Now that our data is in a form ingestible by Trino, we will upload it back into our s3 bucket. This will be the data source for our Trino table.

In [11]:
# parquet has multiple options for appending or updating data
# including adding new files, or appending, sharding directory trees, etc
df_emissions.to_parquet("/tmp/emissions_table1.parquet", index=False)
t = time.time()
s3.upload_file(
    Bucket=os.environ["S3_BUCKET"],
    Key="urgentem/trino/itr_emissions_join_1/emissions.parquet",
    Filename="/tmp/emissions_table1.parquet",
)
upload_df1_time = time.time() - t

In [12]:
# parquet has multiple options for appending or updating data
# including adding new files, or appending, sharding directory trees, etc
df_emissions_2.to_parquet("/tmp/emissions_table2.parquet", index=False)
t = time.time()
s3.upload_file(
    Bucket=os.environ["S3_BUCKET"],
    Key="urgentem/trino/itr_emissions_join_2/emissions.parquet",
    Filename="/tmp/emissions_table2.parquet",
)
upload_df2_time = time.time() - t

## Create a Table on Trino

Finally, we will create a table in our Trino database that uses the parquet files we uploaded in the previous section as the data source.

In [13]:
# use trino password env-var to hold token values
JWT_TOKEN = os.environ['TRINO_PASSWD']
conn = trino.dbapi.connect(
    host=os.environ['TRINO_HOST'],
    port=os.environ['TRINO_PORT'],
    user=os.environ['TRINO_USER'],
    http_scheme='https',
    auth=trino.auth.JWTAuthentication(JWT_TOKEN),
)
cur = conn.cursor()

In [14]:
# generate a sql schema that will correspond to the data types
# of columns in the pandas DF
# to-do: add some mechanisms for overriding types, either here
# or on the pandas data-frame itself before we write it out
schema = generate_table_schema_pairs(df_emissions)

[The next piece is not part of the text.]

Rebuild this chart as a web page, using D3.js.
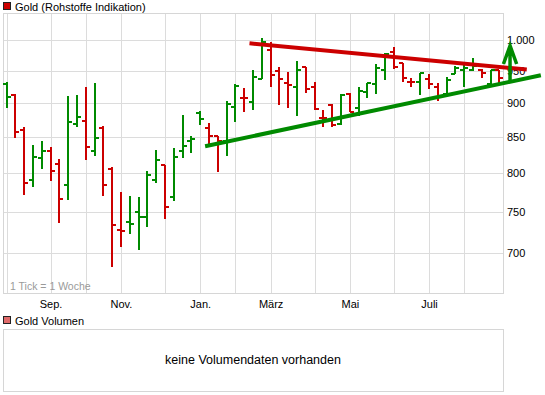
<!DOCTYPE html>
<html lang="de">
<head>
<meta charset="utf-8">
<title>Gold (Rohstoffe Indikation)</title>
<script src="https://d3js.org/d3.v7.min.js"></script>
<style>
  body { margin:0; background:#fff; }
  svg { display:block; font-family:"Liberation Sans", Arial, sans-serif; }
  .grid .domain { display:none; }
  .grid line { stroke:#dcdcdc; shape-rendering:crispEdges; }
  .grid text { font-size:11px; fill:#000; }
  .frame { fill:none; stroke:#d6d6d6; shape-rendering:crispEdges; }
  .bar line { stroke-width:2; shape-rendering:crispEdges; }
  .legend { font-size:11px; fill:#000; }
</style>
</head>
<body>
<script>
// weekly OHLC, first week starts Mon 28.07.2008
var opens  = [929,912,860,791,820,830,812,784,869,873,830,863,806,727,737,749,743,791,811,768,
              830,845,885,863,851,845,894,907,901,937,984,949,931,924,956,924,877,897,869,914,
              892,917,929,952,980,963,932,932,937,924,914,945,952,952,952,929,952];
var highs  = [932,914,865,839,845,836,819,911,912,925,931,866,808,775,770,769,803,832,811,835,
              882,851,888,870,851,903,929,923,952,1004,997,956,948,966,956,932,889,899,914,915,
              924,931,961,979,989,963,938,947,945,931,940,957,961,970,953,952,952];
var lows   = [892,849,771,782,806,789,736,764,864,818,824,770,683,707,722,703,731,787,741,763,
              820,828,867,837,801,824,872,887,889,937,924,897,892,881,916,890,864,864,867,886,
              881,907,914,936,953,933,925,912,921,903,910,945,925,950,938,929,931];
var closes = [909,857,787,822,830,803,766,872,879,836,848,784,733,726,735,743,797,818,756,822,
              837,847,876,851,844,899,926,908,940,997,944,937,927,951,922,891,877,867,912,886,
              918,931,955,978,956,939,932,946,929,911,935,954,955,957,946,952,939];
var priorClose = 902;

var monthTicks  = ["2008-08-01","2008-09-01","2008-10-01","2008-11-01","2008-12-01","2009-01-01",
                   "2009-02-01","2009-03-01","2009-04-01","2009-05-01","2009-06-01","2009-07-01","2009-08-01"];
var monthLabels = ["","Sep.","","Nov.","","Jan.","","März","","Mai","","Juli",""];
var priceTicks  = [700,750,800,850,900,950,1000];

// trend lines and arrow (week index, price)
var redTrend   = [{week:27.6, price:995}, {week:59.1, price:952}];
var greenTrend = [{week:22.56, price:837}, {week:60.7, price:943}];
var arrowUp    = {week:57.2, from:933, to:991, wing:961, half:0.75};

var w = 545, h = 395;
var plot = {left:3, top:13, right:503, bottom:293};
var weekStart = Date.UTC(2008, 6, 28);
function wk(i) { return new Date(weekStart + i * 7 * 864e5); }

var x = d3.scaleUtc().domain([wk(-0.4), wk(56.4)]).range([plot.left, plot.right]);
var y = d3.scaleLog().domain([654, 1047]).range([plot.bottom, plot.top]);
var green = '#008a00', red = '#cc0000';
var de = d3.formatLocale({decimal:",", thousands:".", grouping:[3], currency:["","€"]});

var svg = d3.select('body').append('svg')
    .attr('width', w)
    .attr('height', h);

// legend
svg.append('rect').attr('x', 3.5).attr('y', 2.5).attr('width', 7).attr('height', 7)
    .attr('fill', red).attr('stroke', '#222');
svg.append('text').attr('class', 'legend').attr('x', 15).attr('y', 10.5)
    .text('Gold (Rohstoffe Indikation)');

// grids + axes
var gridDates = monthTicks.map(function(s) { return d3.utcMonday.floor(new Date(s + 'T00:00:00Z')); });
var xAxis = d3.axisBottom(x).tickValues(gridDates)
    .tickSize(-(plot.bottom - plot.top)).tickPadding(7)
    .tickFormat(function(d, i) { return monthLabels[i]; });
svg.append('g').attr('class', 'grid')
    .attr('transform', 'translate(0,' + plot.bottom + ')')
    .call(xAxis);

var yAxis = d3.axisRight(y).tickValues(priceTicks)
    .tickSize(-(plot.right - plot.left)).tickPadding(4)
    .tickFormat(de.format(','));
svg.append('g').attr('class', 'grid')
    .attr('transform', 'translate(' + plot.right + ',0)')
    .call(yAxis);

svg.append('rect').attr('class', 'frame')
    .attr('x', plot.left).attr('y', plot.top)
    .attr('width', plot.right - plot.left).attr('height', plot.bottom - plot.top);

svg.append('text').attr('x', 10).attr('y', 289.5)
    .attr('font-size', '10.5px').attr('fill', '#9a9a9a')
    .text('1 Tick = 1 Woche');

// OHLC bars
var bars = opens.map(function(o, i) {
  var prev = i === 0 ? priorClose : closes[i - 1];
  return {i:i, o:o, h:highs[i], l:lows[i], c:closes[i], up: closes[i] >= prev};
});
var g = svg.selectAll('.bar')
  .data(bars)
  .enter().append('g')
    .attr('class', 'bar')
    .style('stroke', function(d) { return d.up ? green : red; });
g.append('line')
    .attr('x1', function(d) { return x(wk(d.i)); })
    .attr('x2', function(d) { return x(wk(d.i)); })
    .attr('y1', function(d) { return y(d.h); })
    .attr('y2', function(d) { return y(d.l); });
g.append('line')
    .attr('x1', function(d) { return x(wk(d.i)) - 4; })
    .attr('x2', function(d) { return x(wk(d.i)); })
    .attr('y1', function(d) { return y(d.o); })
    .attr('y2', function(d) { return y(d.o); });
g.append('line')
    .attr('x1', function(d) { return x(wk(d.i)); })
    .attr('x2', function(d) { return x(wk(d.i)) + 4; })
    .attr('y1', function(d) { return y(d.c); })
    .attr('y2', function(d) { return y(d.c); });

// trend lines
var line = d3.line()
    .x(function(d) { return x(wk(d.week)); })
    .y(function(d) { return y(d.price); });
svg.append('path').datum(greenTrend).attr('d', line)
    .attr('fill', 'none').attr('stroke', green).attr('stroke-width', 4);
svg.append('path').datum(redTrend).attr('d', line)
    .attr('fill', 'none').attr('stroke', red).attr('stroke-width', 4);

// arrow
var ax = x(wk(arrowUp.week));
svg.append('path')
    .attr('d', 'M' + ax + ',' + y(arrowUp.from) + 'V' + y(arrowUp.to) +
      'M' + x(wk(arrowUp.week - arrowUp.half)) + ',' + y(arrowUp.wing) +
      'L' + ax + ',' + y(arrowUp.to) +
      'L' + x(wk(arrowUp.week + arrowUp.half)) + ',' + y(arrowUp.wing))
    .attr('fill', 'none').attr('stroke', green).attr('stroke-width', 3.5);

// volume panel
svg.append('rect').attr('x', 3.5).attr('y', 316.5).attr('width', 7).attr('height', 7)
    .attr('fill', '#e06a6a').attr('stroke', '#222');
svg.append('text').attr('class', 'legend').attr('x', 15).attr('y', 324.5)
    .text('Gold Volumen');
svg.append('rect').attr('class', 'frame')
    .attr('x', plot.left).attr('y', 329)
    .attr('width', plot.right - plot.left).attr('height', 62);
svg.append('text').attr('x', 253).attr('y', 363.5)
    .attr('text-anchor', 'middle').attr('font-size', '12.5px').attr('fill', '#000')
    .text('keine Volumendaten vorhanden');
</script>
</body>
</html>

tabledef = """create table if not exists osc_datacommons_dev.urgentem.itr_emissions_1_v2(
{schema}
) with (
    format = 'parquet',
    external_location = 's3a://{s3_bucket}/urgentem/trino/itr_emissions_join_1/'
)""".format(
    schema=schema,
    s3_bucket=os.environ["S3_BUCKET"],
)

t = time.time()
# tables created externally may not show up immediately in cloud-beaver
cur.execute(tabledef)
time_to_create_table_1 = time.time() - t
cur.fetchall()

[[True]]

In [15]:
1  # generate a sql schema that will correspond to the data types
# of columns in the pandas DF
# to-do: add some mechanisms for overriding types, either here
# or on the pandas data-frame itself before we write it out
schema = generate_table_schema_pairs(df_emissions_2)

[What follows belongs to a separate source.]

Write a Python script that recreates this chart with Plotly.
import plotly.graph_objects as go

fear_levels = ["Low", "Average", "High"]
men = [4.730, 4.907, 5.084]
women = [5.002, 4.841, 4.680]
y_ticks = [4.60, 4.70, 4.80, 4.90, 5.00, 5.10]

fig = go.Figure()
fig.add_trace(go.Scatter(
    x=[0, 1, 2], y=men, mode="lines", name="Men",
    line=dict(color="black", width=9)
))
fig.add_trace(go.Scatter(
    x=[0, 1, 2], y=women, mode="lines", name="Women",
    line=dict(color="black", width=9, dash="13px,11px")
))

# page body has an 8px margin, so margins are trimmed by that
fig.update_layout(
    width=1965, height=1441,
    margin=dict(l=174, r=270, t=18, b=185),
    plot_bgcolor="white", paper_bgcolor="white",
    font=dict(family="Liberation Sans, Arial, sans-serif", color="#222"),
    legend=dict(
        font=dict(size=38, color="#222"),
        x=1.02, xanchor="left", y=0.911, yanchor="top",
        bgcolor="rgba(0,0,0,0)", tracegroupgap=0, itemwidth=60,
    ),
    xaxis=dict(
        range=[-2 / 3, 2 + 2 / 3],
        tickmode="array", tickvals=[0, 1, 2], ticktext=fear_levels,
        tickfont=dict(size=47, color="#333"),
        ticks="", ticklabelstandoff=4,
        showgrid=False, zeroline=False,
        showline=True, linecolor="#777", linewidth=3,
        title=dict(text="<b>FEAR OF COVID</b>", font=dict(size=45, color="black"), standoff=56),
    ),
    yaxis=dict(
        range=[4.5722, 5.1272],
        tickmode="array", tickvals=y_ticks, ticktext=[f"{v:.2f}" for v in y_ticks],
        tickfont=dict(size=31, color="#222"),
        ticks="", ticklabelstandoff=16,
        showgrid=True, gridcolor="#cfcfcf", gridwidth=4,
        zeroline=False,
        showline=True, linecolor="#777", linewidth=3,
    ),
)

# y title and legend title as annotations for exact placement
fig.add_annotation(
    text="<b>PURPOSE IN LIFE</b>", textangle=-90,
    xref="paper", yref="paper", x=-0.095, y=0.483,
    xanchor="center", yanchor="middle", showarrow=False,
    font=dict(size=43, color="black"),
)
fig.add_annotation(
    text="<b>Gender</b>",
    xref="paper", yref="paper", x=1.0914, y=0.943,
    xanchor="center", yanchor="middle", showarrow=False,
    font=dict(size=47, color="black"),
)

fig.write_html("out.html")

tabledef = """create table if not exists osc_datacommons_dev.urgentem.itr_emissions_2(
{schema}
) with (
    format = 'parquet',
    external_location = 's3a://{s3_bucket}/urgentem/trino/itr_emissions_join_2/'
)""".format(
    schema=schema,
    s3_bucket=os.environ["S3_BUCKET"],
)

t = time.time()
# tables created externally may not show up immediately in cloud-beaver
cur.execute(tabledef)
time_to_create_table_2 = time.time() - t
cur.fetchall()

[[True]]

In [16]:
## Check if table 1 is there
cur.execute("select * from osc_datacommons_dev.urgentem.itr_emissions_1_v2 LIMIT 5")
cur.fetchall()[1]

['ADIDAS AG',
 'DE000A1EWWW0',
 'Absolute',
 'S1+S2',
 0.9,
 0.9,
 None,
 0.15,
 2015,
 2020,
 2015,
 None,
 59132.0,
 295660.0,
 1.0]

In [17]:
## Check if table 2 is there
cur.execute("select * from osc_datacommons_dev.urgentem.itr_emissions_2 LIMIT 5")
cur.fetchall()[1][:15]

['ADIDAS AG',
 'DE000A1EWWW0',
 '4031976',
 'ADS GR',
 3,
 3,
 'Germany',
 'Europe',
 301.0,
 17.5,
 'Sum of Location and Scope One',
 283.5,
 'Sum of Average Category Intensities',
 1.8,
 'Inferred - Average - Industry winsor']

In [18]:
metrics = {
    "metrics":[
        {
            "name":"no_rows_emissions_table_1",
            "numberValue":len_emssions_data_1,
            "format":"RAW"
        },
        {
            "name":"no_rows_emissions_table_2",
            "numberValue":len_emssions_data_2,
            "format":"RAW"
        },
        {
            "name":"time_to_upload_df_1",
            "numberValue":upload_df1_time,
            "format":"RAW"
        },
        {
            "name":"time_to_upload_df_2",
            "numberValue":upload_df2_time,
            "format":"RAW"
        },
        {
            "name":"time_to_create_table_1",
            "numberValue":time_to_create_table_1,
            "format":"RAW"
        },
        {
            "name":"time_to_create_table_2",
            "numberValue":time_to_create_table_2,
            "format":"RAW"
        }
    ]
}

In [19]:
pathlib.Path(metrics_file_path).parent.mkdir(parents=True, exist_ok=True)
pathlib.Path(metrics_file_path).write_text(json.dumps(metrics))

515

# Conclusion

In this notebook, we showed how to take raw csv files on S3, process them into a format usable by Trino, and save them as parquet files on S3. Then we showed how to create tables on Trino using these parquet files. The tables can now be used in a Superset dashboard for visualization.